Plotting code records
◇ ◇ ◇ ◇
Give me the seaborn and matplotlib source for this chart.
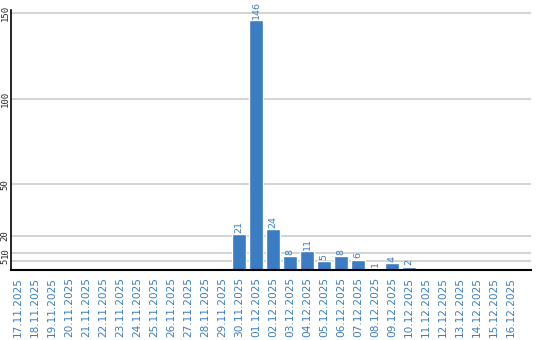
import matplotlib
matplotlib.use("Agg")
import matplotlib.pyplot as plt
import seaborn as sns
import pandas as pd

dates = ["17.11.2025", "18.11.2025", "19.11.2025", "20.11.2025", "21.11.2025",
         "22.11.2025", "23.11.2025", "24.11.2025", "25.11.2025", "26.11.2025",
         "27.11.2025", "28.11.2025", "29.11.2025", "30.11.2025", "01.12.2025",
         "02.12.2025", "03.12.2025", "04.12.2025", "05.12.2025", "06.12.2025",
         "07.12.2025", "08.12.2025", "09.12.2025", "10.12.2025", "11.12.2025",
         "12.12.2025", "13.12.2025", "14.12.2025", "15.12.2025", "16.12.2025"]
values = [0, 0, 0, 0, 0, 0, 0, 0, 0, 0, 0, 0, 0, 21, 146, 24, 8, 11, 5, 8, 6, 1, 4, 2,
          0, 0, 0, 0, 0, 0]
yticks = [5, 10, 20, 50, 100, 150]

df = pd.DataFrame({"date": dates, "value": values})

sns.set_style("white")
plt.rcParams["font.family"] = ["DejaVu Sans"]

blue = "#3a7dc2"
fig = plt.figure(figsize=(5.4, 3.4), dpi=100)
ax = fig.add_axes([11/540, 1 - 270/340, 520/540, 260/340])

for t in yticks:
    ax.axhline(t, color="#c8c8c8", linewidth=1.1, zorder=0)

sns.barplot(data=df, x="date", y="value", color=blue, width=0.84,
            saturation=1, ax=ax, zorder=2)

labels = [str(v) if v > 0 else "" for v in values]
ax.bar_label(ax.containers[0], labels=labels, rotation=90, padding=1,
             color=blue, fontsize=6.8)

ax.set_xlim(-0.41, 30.18)
ax.set_ylim(0, 152)
ax.set_yticks(yticks)
ax.set_yticklabels([str(t) for t in yticks], rotation=90,
                   family="DejaVu Sans Mono", fontsize=6.5)
ax.tick_params(axis="y", length=0, pad=1)
ax.tick_params(axis="x", length=0, pad=5)
for lab in ax.get_yticklabels():
    lab.set_va("center")
for lab in ax.get_xticklabels():
    lab.set_rotation(90)
    lab.set_color(blue)
    lab.set_fontsize(7.6)
ax.set_xlabel("")
ax.set_ylabel("")
for s in ["top", "right"]:
    ax.spines[s].set_visible(False)
ax.spines["left"].set_color("black")
ax.spines["left"].set_linewidth(1.2)
ax.spines["bottom"].set_color("black")
ax.spines["bottom"].set_linewidth(1.5)
ax.spines["left"].set_zorder(3)
ax.spines["bottom"].set_zorder(3)

fig.savefig("out.png", dpi=100)
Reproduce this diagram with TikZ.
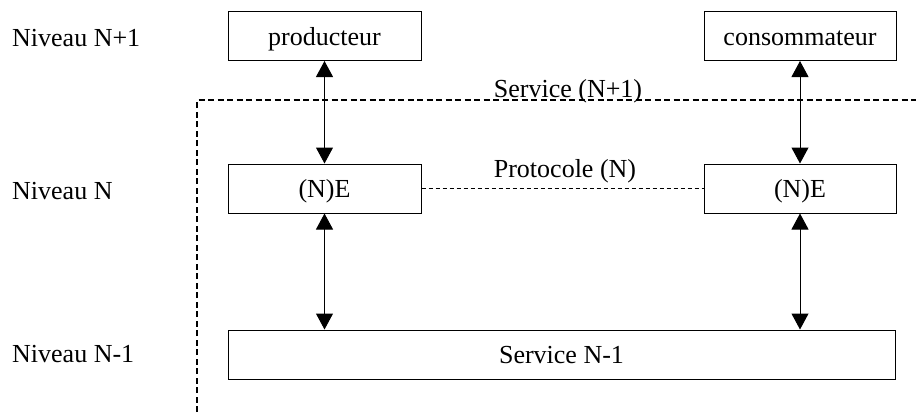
\documentclass[tikz,border=0pt]{standalone}
\usepackage{fontspec}
\setmainfont{Liberation Serif}
\usetikzlibrary{arrows.meta}
\begin{document}
\begin{tikzpicture}[x=1pt,y=-1pt,
  every node/.style={font=\fontsize{26}{31}\selectfont},
  boxn/.style={draw,line width=1pt,inner sep=0pt,minimum height=49pt,text height=18pt,text depth=0pt},
  lbl/.style={anchor=base west,inner sep=0pt},
  txt/.style={anchor=base,inner sep=0pt},
  link/.style={line width=1pt,{Triangle[width=17pt,length=16pt]}-{Triangle[width=17pt,length=16pt]}},
  svcline/.style={line width=1.3pt,dash pattern=on 6pt off 3.5pt},
  protline/.style={line width=1.1pt,dash pattern=on 4.5pt off 2.5pt}]
\useasboundingbox (0,0) rectangle (916,416);
% level labels
\node[lbl] (l1) at (12,46) {Niveau N+1};
\node[lbl] (l2) at (12,199) {Niveau N};
\node[lbl] (l3) at (12,362) {Niveau N-1};
% boxes
\node[boxn,minimum width=193pt] (prod) at (324.5,36) {producteur};
\node[boxn,minimum width=192pt] (cons) at (800,36) {consommateur};
\node[boxn,minimum width=193pt] (neL) at (324.5,188.5) {(N)E};
\node[boxn,minimum width=192pt] (neR) at (800,188.5) {(N)E};
\node[boxn,minimum width=667pt] (svc) at (561.5,354.5) {Service N-1};
% service boundary
\coordinate (b1) at (197,412);
\coordinate (b2) at (197,100);
\coordinate (b3) at (916,100);
\draw[svcline] (b1) -- (b2) -- (b3);
\node[txt] (servtxt) at (568,97) {Service (N+1)};
% protocol
\draw[protline] (neL.east) -- (neR.west);
\node[txt] (prottxt) at (565,177) {Protocole (N)};
% arrows
\draw[link] (prod.south) -- (neL.north);
\draw[link] (cons.south) -- (neR.north);
\draw[link] (neL.south) -- (neL.south |- svc.north);
\draw[link] (neR.south) -- (neR.south |- svc.north);
\end{tikzpicture}
\end{document}
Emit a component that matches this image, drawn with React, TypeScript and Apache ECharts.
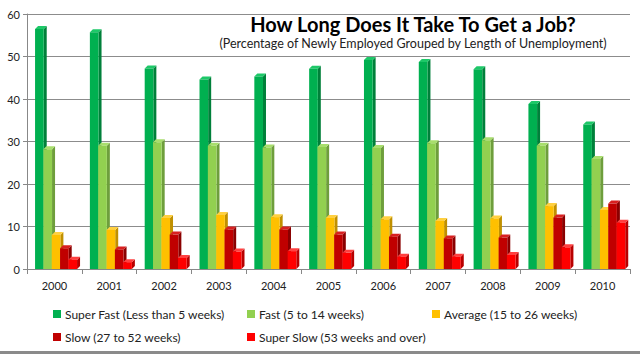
import React, { useEffect, useRef } from "react";
import * as echarts from "echarts";

const years = ["2000", "2001", "2002", "2003", "2004", "2005", "2006", "2007", "2008", "2009", "2010"];
const seriesNames = [
  "Super Fast (Less than 5 weeks)",
  "Fast (5 to 14 weeks)",
  "Average (15 to 26 weeks)",
  "Slow (27 to 52 weeks)",
  "Super Slow (53 weeks and over)",
];
const superFast = [56.5, 55.7, 47.2, 44.6, 45.3, 47.1, 49.2, 48.7, 47.0, 38.8, 34.0];
const fast = [28.2, 29.0, 29.8, 29.0, 28.6, 28.7, 28.5, 29.6, 30.3, 29.0, 25.9];
const average = [8.0, 9.2, 12.0, 12.7, 12.2, 12.0, 11.7, 11.3, 11.9, 14.8, 13.9];
const slow = [4.9, 4.6, 8.1, 9.3, 9.3, 8.1, 7.6, 7.2, 7.4, 12.1, 15.4];
const superSlow = [2.2, 1.6, 2.6, 4.1, 4.2, 3.8, 2.9, 2.9, 3.3, 5.1, 10.9];
const yTicks = [0, 10, 20, 30, 40, 50, 60];

const values = [superFast, fast, average, slow, superSlow];
const frontColors = ["#00B050", "#92D050", "#FFC000", "#C00000", "#FF0000"];
const sideColors = ["#00803A", "#6E9E3C", "#C09000", "#8A0000", "#B80000"];
const topColors = ["#1DC868", "#A8DE6C", "#FFD040", "#D82020", "#FF4040"];

const FONT = "Lato, 'Open Sans', sans-serif";

export default function App() {
  const ref = useRef<HTMLDivElement>(null);
  useEffect(() => {
    if (!ref.current) return;
    const chart = echarts.init(ref.current, null, { renderer: "svg" });

    const makeSeries = (k: number) => ({
      type: "custom",
      name: seriesNames[k],
      itemStyle: { color: frontColors[k] },
      data: values[k].map((v, i) => [i, v]),
      encode: { x: 0, y: 1 },
      renderItem: (params: any, api: any) => {
        const idx = api.value(0);
        const val = api.value(1);
        const top = api.coord([idx, val]);
        const base = api.coord([idx, 0]);
        const bw = api.size([1, 0])[0];
        const w = bw * 0.158;
        const d = 3;
        const x0 = top[0] - bw * 0.353 + k * bw * 0.152;
        const yT = top[1];
        const yB = base[1];
        return {
          type: "group",
          children: [
            {
              type: "polygon",
              shape: { points: [[x0 + w, yT], [x0 + w + d, yT - d], [x0 + w + d, yB - d], [x0 + w, yB]] },
              style: { fill: sideColors[k] },
            },
            {
              type: "polygon",
              shape: { points: [[x0, yT], [x0 + d, yT - d], [x0 + w + d, yT - d], [x0 + w, yT]] },
              style: { fill: topColors[k] },
            },
            {
              type: "rect",
              shape: { x: x0, y: yT, width: w, height: yB - yT },
              style: { fill: frontColors[k] },
            },
          ],
        };
      },
    });

    const legendPos = [
      { left: 48, top: 303 },
      { left: 242, top: 303 },
      { left: 427, top: 303 },
      { left: 48, top: 326 },
      { left: 242, top: 326 },
    ];

    chart.setOption({
      animation: false,
      backgroundColor: "#ffffff",
      title: {
        text: "How Long Does It Take To Get a Job?",
        subtext: "(Percentage of Newly Employed Grouped by Length of Unemployment)",
        left: 408,
        textAlign: "center",
        top: 9,
        itemGap: 3,
        textStyle: { fontFamily: FONT, fontSize: 20, fontWeight: "bold", color: "#000" },
        subtextStyle: { fontFamily: FONT, fontSize: 12.5, color: "#222" },
      },
      legend: seriesNames.map((n, k) => ({
        data: [n],
        left: legendPos[k].left,
        top: legendPos[k].top,
        icon: "rect",
        itemWidth: 8,
        itemHeight: 8,
        itemGap: 4,
        textStyle: { fontFamily: FONT, fontSize: 12, color: "#222", padding: [0, 0, 0, -1] },
        selectedMode: false,
      })),
      grid: { left: 27, right: 10, top: 14, bottom: 85, containLabel: false },
      xAxis: {
        type: "category",
        data: years,
        axisLine: { lineStyle: { color: "#888" } },
        axisTick: { show: true, length: 5, lineStyle: { color: "#888" } },
        axisLabel: { fontFamily: FONT, fontSize: 11, color: "#222", margin: 11 },
      },
      yAxis: {
        type: "value",
        min: yTicks[0],
        max: yTicks[yTicks.length - 1],
        interval: 10,
        axisLine: { show: true, lineStyle: { color: "#888" } },
        axisTick: { show: true, length: 4, lineStyle: { color: "#888" } },
        axisLabel: { fontFamily: FONT, fontSize: 11, color: "#222", margin: 7 },
        splitLine: { lineStyle: { color: "#8c8c8c", width: 1 } },
      },
      graphic: [
        {
          type: "rect",
          shape: { x: 0, y: 351, width: 640, height: 3 },
          style: { fill: "#8a8a8a" },
        },
      ],
      series: [0, 1, 2, 3, 4].map(makeSeries),
    });
    return () => chart.dispose();
  }, []);
  return <div ref={ref} style={{ width: 640, height: 354, position: "absolute", left: 0, top: 0 }} />;
}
◇ ◇ ◇ ◇
*WHAT YOU ARE ASKED TO DO*
Transcribe, leaving out pictures, each line from the one containing "Emit a component" through the one containing "import * as".

*THE COMPLETED TASK*
Emit a component that matches this image, drawn with React, TypeScript and Apache ECharts.
import React, { useEffect, useRef } from "react";
import * as echarts from "echarts";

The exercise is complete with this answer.